Eating and sleeping, two sacred things that are meant to be designated in two separate

places, but somehow have merged into the same. It is common to eat in a dinning room where there is access to a TV or other electronic devices. This can be disruptive and lead to mindless eating. How can one really put focus into eating when we are busy focusing on something else? I like to say, “a distracted eater is more likely to eat beyond the point where he or she is full,” because it is so easy to keep grabbing for more without thinking.


Avoiding temptation all together seem easy until that clock ticks closer to midnight. If keeping treats in the home is a must, aim for portion control, reduced sugar, and low-calorie alternative. Having a stock of fresh fruits or veggie slices to satisfy that sweet tooth will help without packing on the pounds.

5. Avoid eating “HARSH” foods

When those nightly cravings sneak up it is easy to grab for something high in saturated fats, but as we know, they are not good for the heart. Foods that are high in fat can also be disruptive to the digestive system and our circadian clock. Think about limiting animal proteins and dairy right before you lay your head to rest.

Instead, choose something with a “healthier” approach. Meal prepping and having ready-to-go foods is an instant life saver while providing mindful eating. Eating before bed is not recommended, but if those tantalizing cravings are just too much, an apple with a slice of cheese will be enough to fill those cravings while holding you over until the morning.

Keep in mind that food is not a substitute and cannot be treated as one. if the desire for food is picking at the mind then there may be cause for another underlying health issue whether it is not eating enough throughout the day or a lack of nutrients. What matters the most is what you are eating and how often exercise plays a role in your life. Our waistline may increase so subtle that we have no clue the impact of this nighttime eating and our sleep deprivation.


The cycle is never ending and plays a significant role in how we respond to daily life.

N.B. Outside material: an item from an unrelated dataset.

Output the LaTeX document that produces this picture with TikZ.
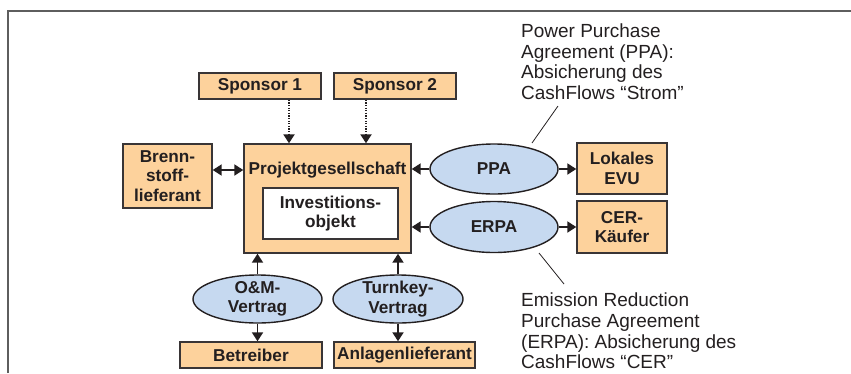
\documentclass[tikz,border=0pt]{standalone}
\usepackage{fontspec}
\setmainfont{Liberation Sans}
\usetikzlibrary{arrows.meta,shapes.geometric}
\definecolor{boxfill}{HTML}{FDD29C}
\definecolor{ellfill}{HTML}{C6D9F0}
\definecolor{ink}{HTML}{231F20}
\definecolor{framegray}{HTML}{5E5E5E}
\begin{document}
\begin{tikzpicture}[x=1pt,y=-1pt,
  lbltext/.style={font=\bfseries\fontsize{17.2}{19.5}\selectfont, text=ink, align=center},
  box/.style={draw=ink!90, line width=1.4pt, fill=boxfill, inner sep=0pt, lbltext},
  whitebox/.style={draw=ink!90, line width=1.4pt, fill=white, inner sep=0pt, lbltext},
  ell/.style={ellipse, draw=ink, line width=1.4pt, fill=ellfill, inner sep=0pt},
  tip/.tip={Triangle[length=9pt,width=11pt]},
  conn/.style={line width=1.9pt, draw=ink, -tip},
  dconn/.style={line width=1.9pt, draw=ink, tip-tip},
  dotconn/.style={line width=2pt, draw=ink, dash pattern=on 1.3pt off 1.3pt, -{Triangle[length=9pt,width=11pt]}},
  note/.style={font=\fontsize{19}{20.7}\selectfont, text=ink, align=left, inner sep=0pt, anchor=north west},
  noteline/.style={draw=ink, line width=0.8pt}]
\useasboundingbox (0,0) rectangle (851,373);
\draw[framegray, line width=2pt] (7.8,373) -- (7.8,10.8) -- (851,10.8);

% boxes
\node[box, minimum width=122pt, minimum height=26pt] (s1) at (260,86) {Sponsor 1};
\node[box, minimum width=122pt, minimum height=26pt] (s2) at (395,86) {Sponsor 2};
\node[box, minimum width=89pt, minimum height=64pt] (brenn) at (167.5,176) {Brenn-\\stoff-\\lieferant};
\node[box, minimum width=167pt, minimum height=109pt] (proj) at (327.5,198.5) {};
\node[lbltext, inner sep=0pt] (projt) at (327.5,170) {Projektgesellschaft};
\node[whitebox, minimum width=135pt, minimum height=51pt] (inv) at (330.5,213.5) {Investitions-\\objekt};
\node[box, minimum width=90pt, minimum height=51pt] (evu) at (622,168.5) {Lokales\\EVU};
\node[box, minimum width=90pt, minimum height=52pt] (cer) at (622,227) {CER-\\Käufer};
\node[box, minimum width=142pt, minimum height=26pt] (betr) at (251,355) {Betreiber};
\node[box, minimum width=141pt, minimum height=26pt] (anl) at (404.5,355) {Anlagenlieferant};

% ellipses
\node[ell, minimum width=128pt, minimum height=50pt, label={[lbltext]center:PPA}] (ppa) at (494,169) {};
\node[ell, minimum width=128pt, minimum height=51pt, label={[lbltext]center:ERPA}] (erpa) at (494,227) {};
\node[ell, minimum width=129pt, minimum height=48pt, label={[lbltext]center:O\&M-\\Vertrag}] (om) at (257.5,299) {};
\node[ell, minimum width=130pt, minimum height=48pt, label={[lbltext]center:Turnkey-\\Vertrag}] (tk) at (398,299) {};

% connectors
\draw[dotconn] ([xshift=29pt]s1.south) -- ([xshift=29pt]s1.south |- proj.north);
\draw[dotconn] ([xshift=-29pt]s2.south) -- ([xshift=-29pt]s2.south |- proj.north);
\draw[dconn] ([yshift=6pt]brenn.east) -- ([yshift=6pt]brenn.east -| proj.west);
\draw[conn] (ppa.west) -- (ppa.west -| proj.east);
\draw[conn] (ppa.east) -- (ppa.east -| evu.west);
\draw[conn] (erpa.west) -- (erpa.west -| proj.east);
\draw[conn] (erpa.east) -- (erpa.east -| cer.west);
\draw[conn] (om.north) -- (om.north |- proj.south);
\draw[conn] (om.south) -- (om.south |- betr.north);
\draw[conn] (tk.north) -- (tk.north |- proj.south);
\draw[conn] (tk.south) -- (tk.south |- anl.north);

% notes
\node[note] (ppanote) at (521,23.4) {Power Purchase\\Agreement (PPA):\\Absicherung des\\CashFlows “Strom”};
\node[note] (erpanote) at (521,292.7) {Emission Reduction\\Purchase Agreement\\(ERPA): Absicherung des\\CashFlows “CER”};
\coordinate (ppaA) at (558,106);
\coordinate (ppaB) at (532,143);
\coordinate (erpaA) at (539,253);
\coordinate (erpaB) at (564,284);
\draw[noteline] (ppaA) -- (ppaB);
\draw[noteline] (erpaA) -- (erpaB);
\end{tikzpicture}
\end{document}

When I do not get enough sleep, the very next day I can tell that I crave more unhealthy foods and it mentally takes a tole on me because the struggle it takes to avoid those cravings take more out of me. What has worked for me in getting quality sleep and preventing nighttime cravings is being prepared with the right fresh fruits and having mindfulness.


I am just like everyone else and still get cravings, what separates me from others is that I do not give in easily. I am always prepared with low-caloric nutrient-rich foods like grapes, oranges, and other tasty fruits! A healthy lifestyle is made from various lifestyle changes and although I cannot control what happens throughout my day, I can control what I eat and how I prepare for a good night of sleep.